Monday, Mar. 27, 1950

Divorced. By Virginia ("Ginny") Simms, 31, toothy, Texas-born songstress of radio & screen: Hyatt Robert Dehn, 40, building contractor, who was dropped from New York's Social Register when he married Ginny; after nearly five years of marriage, two sons; in Santa Monica, Calif.

Died. Ralph Greenleaf, 50, dapper, 16-time world champion of pocket billiards; of bronchial pneumonia; in Philadelphia. Greenleaf, who did for pool what Babe Ruth did for baseball, set an official world's record in 1929 of 126 balls without a miss, once, in an exhibition match, pocketed 269 straight balls.

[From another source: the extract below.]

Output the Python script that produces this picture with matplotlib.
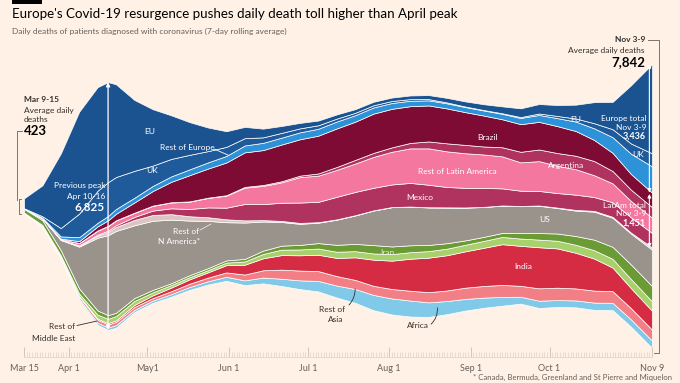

Died. General Muir S. ("Sandy") Fairchild, 55, No. 2 man of the U.S. Air Force (Vice Chief of Staff); of coronary thrombosis; at Fort Myer, Va.

Died. Basil Garwood ("Professor Lam-berti") Lambert, 58, "mad xylophonist" of vaudeville; after long illness; in Hollywood. Professor Lamberti's best known act: he played repeated xylophone encores, to wild applause, apparently unaware that a stripteuse was performing behind his back.

Died. Ernest Hurst Cherrington, 72, tireless prohibitionist, founder (1919) of the World League Against Alcoholism, onetime editor of Anti-Saloon League publications (The American Issue, The American Patriot); of cancer; in Worthington, Ohio.

Died. Edgar Rice Burroughs, 74, multimillionaire creator of Tarzan; in Encino, Calif. Since 1914, his 23 Tarzan books have sold nearly 30 million copies in 58 languages and dialects. Other sources of income: royalties on 26 movies that netted him over $5,000,000; comic strips once published in 400 newspapers; a score of trademark classifications on apeman articles from G-strings to bread-wrappers.

Died. Dr. Adolf Meyer, 83, Swiss-born doctor who became one of the U.S.'s topflight psychiatric teachers and researchers, director for 31 years of Johns Hopkins's Henry Phipps Psychiatric Clinic; in Baltimore.

Died. Ellis A. Gimbel, 84, department-store magnate (Gimbel Brothers, Inc., Saks Fifth Avenue), philanthropist; in Philadelphia.

Died. Alice Stone Blackwell, 92, pioneer suffragette, daughter of Bloomer Girl Lucy Stone and Abolitionist Henry B. Blackwell; in Cambridge, Mass. Spinster Blackwell once remarked, after women had been voting for 25 years: "Women's suffrage hasn't done all the good we intended it should [but] neither has it done the harm its opponents predicted."